To be done: Extract from the entries below, exactly as given, only the lines from the line containing "Emit a Python" to the line containing "import plotly.graph_objects as go", both lines included.

Data entries:
|---|

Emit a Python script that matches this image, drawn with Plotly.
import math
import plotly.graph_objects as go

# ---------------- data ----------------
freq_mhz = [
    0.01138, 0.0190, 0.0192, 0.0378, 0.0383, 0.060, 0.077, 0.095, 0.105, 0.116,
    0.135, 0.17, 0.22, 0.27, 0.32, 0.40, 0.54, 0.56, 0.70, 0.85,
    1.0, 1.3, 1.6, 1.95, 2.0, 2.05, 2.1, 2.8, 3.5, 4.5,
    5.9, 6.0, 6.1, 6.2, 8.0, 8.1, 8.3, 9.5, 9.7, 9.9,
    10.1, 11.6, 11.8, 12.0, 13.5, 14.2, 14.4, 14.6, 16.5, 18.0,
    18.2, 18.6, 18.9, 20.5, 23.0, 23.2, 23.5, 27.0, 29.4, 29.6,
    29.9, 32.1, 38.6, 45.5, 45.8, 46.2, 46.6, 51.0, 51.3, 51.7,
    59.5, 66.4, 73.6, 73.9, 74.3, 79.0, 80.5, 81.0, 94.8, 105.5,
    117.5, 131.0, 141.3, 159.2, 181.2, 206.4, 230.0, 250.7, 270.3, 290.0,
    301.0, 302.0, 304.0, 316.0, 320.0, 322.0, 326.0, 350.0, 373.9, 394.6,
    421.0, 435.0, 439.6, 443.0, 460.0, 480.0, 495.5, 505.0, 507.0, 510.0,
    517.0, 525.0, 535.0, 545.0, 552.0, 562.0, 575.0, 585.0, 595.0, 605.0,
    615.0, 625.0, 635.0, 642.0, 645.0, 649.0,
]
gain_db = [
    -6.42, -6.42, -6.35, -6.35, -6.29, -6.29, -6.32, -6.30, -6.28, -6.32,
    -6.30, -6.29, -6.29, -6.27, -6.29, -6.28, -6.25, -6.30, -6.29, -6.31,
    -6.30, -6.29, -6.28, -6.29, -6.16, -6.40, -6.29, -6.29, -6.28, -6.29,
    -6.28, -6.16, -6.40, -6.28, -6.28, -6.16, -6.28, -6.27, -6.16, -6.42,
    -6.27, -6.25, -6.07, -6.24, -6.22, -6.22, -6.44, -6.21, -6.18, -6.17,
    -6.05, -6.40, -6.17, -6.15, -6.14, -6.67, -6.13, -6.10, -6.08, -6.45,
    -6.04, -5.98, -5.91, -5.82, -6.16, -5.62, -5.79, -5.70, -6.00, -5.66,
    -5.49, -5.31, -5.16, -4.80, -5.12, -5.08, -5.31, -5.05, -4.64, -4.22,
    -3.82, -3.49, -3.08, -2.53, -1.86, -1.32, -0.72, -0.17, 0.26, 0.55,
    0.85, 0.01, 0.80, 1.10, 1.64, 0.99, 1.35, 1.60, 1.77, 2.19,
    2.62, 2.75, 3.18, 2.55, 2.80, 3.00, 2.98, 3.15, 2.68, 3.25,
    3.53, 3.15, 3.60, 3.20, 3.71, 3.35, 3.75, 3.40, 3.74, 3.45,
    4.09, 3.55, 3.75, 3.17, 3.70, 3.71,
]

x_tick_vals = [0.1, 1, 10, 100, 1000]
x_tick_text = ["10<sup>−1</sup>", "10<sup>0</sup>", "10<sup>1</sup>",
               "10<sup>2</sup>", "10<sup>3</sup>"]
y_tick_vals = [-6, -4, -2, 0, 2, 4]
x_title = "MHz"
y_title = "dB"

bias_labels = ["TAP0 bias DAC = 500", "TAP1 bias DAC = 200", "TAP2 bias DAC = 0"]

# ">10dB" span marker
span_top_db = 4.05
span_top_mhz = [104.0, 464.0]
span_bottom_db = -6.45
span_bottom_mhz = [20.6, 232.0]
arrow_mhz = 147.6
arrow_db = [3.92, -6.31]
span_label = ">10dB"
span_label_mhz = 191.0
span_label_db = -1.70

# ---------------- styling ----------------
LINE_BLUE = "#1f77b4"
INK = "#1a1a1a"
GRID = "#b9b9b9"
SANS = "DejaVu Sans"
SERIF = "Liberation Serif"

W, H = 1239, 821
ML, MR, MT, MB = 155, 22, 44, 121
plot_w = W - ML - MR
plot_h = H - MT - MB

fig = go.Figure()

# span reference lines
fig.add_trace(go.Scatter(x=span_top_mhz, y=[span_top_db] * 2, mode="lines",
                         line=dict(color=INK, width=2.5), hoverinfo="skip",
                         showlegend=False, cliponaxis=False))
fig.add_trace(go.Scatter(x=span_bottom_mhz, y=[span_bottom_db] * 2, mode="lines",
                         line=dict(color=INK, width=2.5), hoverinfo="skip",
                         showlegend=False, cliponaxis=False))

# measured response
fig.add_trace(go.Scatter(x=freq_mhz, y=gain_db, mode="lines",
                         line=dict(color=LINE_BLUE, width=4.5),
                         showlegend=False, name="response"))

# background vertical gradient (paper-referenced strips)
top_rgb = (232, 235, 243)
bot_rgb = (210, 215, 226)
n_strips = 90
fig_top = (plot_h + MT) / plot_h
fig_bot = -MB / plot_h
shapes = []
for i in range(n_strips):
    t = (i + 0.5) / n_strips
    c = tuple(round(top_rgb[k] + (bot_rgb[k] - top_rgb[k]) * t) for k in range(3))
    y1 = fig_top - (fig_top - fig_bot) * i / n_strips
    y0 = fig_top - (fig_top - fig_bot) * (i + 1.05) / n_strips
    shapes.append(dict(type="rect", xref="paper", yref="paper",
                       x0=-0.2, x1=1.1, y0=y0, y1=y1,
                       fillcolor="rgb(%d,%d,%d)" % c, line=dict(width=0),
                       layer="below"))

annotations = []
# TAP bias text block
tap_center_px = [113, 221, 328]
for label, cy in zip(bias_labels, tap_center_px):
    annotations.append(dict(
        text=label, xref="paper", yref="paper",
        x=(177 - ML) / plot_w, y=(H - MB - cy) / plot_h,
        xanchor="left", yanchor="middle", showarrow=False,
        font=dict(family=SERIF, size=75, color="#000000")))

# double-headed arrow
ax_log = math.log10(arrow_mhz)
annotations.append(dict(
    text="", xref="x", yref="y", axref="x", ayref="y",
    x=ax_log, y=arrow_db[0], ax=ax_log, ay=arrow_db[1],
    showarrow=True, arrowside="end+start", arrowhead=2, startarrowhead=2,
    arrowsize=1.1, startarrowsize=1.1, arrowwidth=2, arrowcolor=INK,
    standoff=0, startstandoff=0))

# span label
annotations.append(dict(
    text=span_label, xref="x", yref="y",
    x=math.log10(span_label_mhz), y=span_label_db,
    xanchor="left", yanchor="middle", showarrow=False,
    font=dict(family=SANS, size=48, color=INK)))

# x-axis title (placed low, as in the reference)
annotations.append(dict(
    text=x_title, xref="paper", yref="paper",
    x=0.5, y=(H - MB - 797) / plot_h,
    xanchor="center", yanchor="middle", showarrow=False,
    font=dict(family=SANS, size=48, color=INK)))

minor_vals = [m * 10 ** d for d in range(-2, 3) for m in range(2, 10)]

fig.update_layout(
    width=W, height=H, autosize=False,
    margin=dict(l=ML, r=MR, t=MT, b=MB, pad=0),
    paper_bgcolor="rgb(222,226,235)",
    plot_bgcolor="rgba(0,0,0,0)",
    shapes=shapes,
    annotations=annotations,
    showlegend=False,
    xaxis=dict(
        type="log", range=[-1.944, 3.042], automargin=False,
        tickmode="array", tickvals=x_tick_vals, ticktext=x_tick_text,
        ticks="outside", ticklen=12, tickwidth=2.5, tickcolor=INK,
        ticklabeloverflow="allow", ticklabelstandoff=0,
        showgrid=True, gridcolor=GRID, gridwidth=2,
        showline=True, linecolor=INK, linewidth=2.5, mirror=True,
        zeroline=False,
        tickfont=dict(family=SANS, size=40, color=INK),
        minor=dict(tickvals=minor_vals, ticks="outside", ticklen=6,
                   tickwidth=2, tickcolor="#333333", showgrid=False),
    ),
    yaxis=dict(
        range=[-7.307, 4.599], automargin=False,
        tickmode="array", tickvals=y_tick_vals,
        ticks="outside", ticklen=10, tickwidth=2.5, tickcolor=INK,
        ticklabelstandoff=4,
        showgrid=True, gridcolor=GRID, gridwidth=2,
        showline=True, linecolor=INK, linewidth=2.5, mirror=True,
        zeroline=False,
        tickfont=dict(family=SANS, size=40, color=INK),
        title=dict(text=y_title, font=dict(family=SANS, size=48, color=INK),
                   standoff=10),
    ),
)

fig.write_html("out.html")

|---|

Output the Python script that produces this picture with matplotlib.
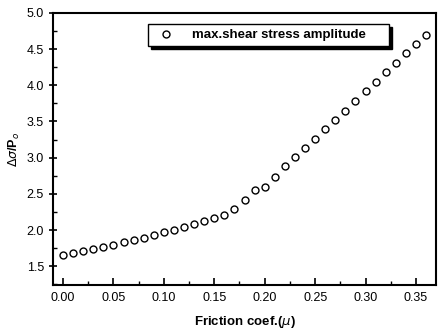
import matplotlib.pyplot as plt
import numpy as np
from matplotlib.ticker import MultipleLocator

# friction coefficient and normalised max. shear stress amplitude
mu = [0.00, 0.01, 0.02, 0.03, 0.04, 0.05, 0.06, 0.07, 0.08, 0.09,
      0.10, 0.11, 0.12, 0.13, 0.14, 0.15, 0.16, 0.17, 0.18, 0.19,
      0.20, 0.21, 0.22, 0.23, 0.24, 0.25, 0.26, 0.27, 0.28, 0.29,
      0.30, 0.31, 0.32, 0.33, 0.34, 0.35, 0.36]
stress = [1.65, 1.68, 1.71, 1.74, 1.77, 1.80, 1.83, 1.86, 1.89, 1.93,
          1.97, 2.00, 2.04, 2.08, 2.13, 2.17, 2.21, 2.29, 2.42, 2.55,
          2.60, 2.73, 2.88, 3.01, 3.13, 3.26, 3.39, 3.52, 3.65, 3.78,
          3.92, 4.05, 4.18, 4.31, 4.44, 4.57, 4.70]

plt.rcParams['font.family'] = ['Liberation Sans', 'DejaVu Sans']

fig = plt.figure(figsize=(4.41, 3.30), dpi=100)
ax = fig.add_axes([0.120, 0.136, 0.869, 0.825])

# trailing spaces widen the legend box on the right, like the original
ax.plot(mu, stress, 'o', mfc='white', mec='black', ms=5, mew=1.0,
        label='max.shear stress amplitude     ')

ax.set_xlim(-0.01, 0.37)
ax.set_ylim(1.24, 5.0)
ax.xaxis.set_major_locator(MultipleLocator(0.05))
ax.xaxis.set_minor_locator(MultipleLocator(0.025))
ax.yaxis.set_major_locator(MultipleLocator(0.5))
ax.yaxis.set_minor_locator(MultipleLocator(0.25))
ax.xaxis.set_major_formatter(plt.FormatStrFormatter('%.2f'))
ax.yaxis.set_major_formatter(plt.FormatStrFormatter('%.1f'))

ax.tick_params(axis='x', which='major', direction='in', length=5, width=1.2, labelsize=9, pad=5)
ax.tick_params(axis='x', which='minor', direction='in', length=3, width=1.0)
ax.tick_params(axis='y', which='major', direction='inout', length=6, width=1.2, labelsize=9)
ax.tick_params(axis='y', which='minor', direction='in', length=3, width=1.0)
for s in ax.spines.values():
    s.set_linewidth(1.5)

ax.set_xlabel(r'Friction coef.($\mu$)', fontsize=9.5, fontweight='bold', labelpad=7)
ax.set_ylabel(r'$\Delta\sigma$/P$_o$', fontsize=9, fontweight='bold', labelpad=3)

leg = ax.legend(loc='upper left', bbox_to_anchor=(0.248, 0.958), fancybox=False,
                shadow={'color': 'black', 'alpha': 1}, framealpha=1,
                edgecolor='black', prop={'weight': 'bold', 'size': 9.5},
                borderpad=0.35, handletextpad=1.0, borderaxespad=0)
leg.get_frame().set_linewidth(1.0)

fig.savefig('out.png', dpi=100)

|---|

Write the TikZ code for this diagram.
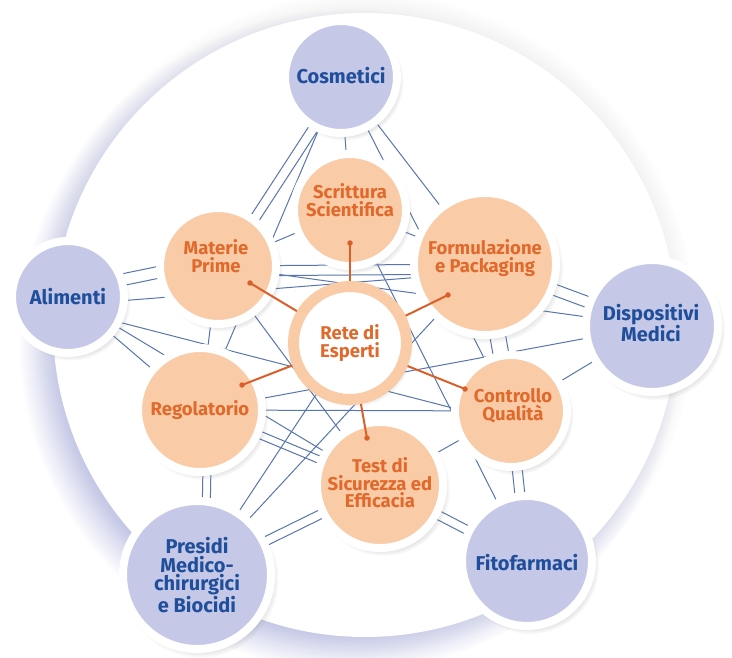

|---|

Full answer:
Emit a Python script that matches this image, drawn with Plotly.
import math
import plotly.graph_objects as go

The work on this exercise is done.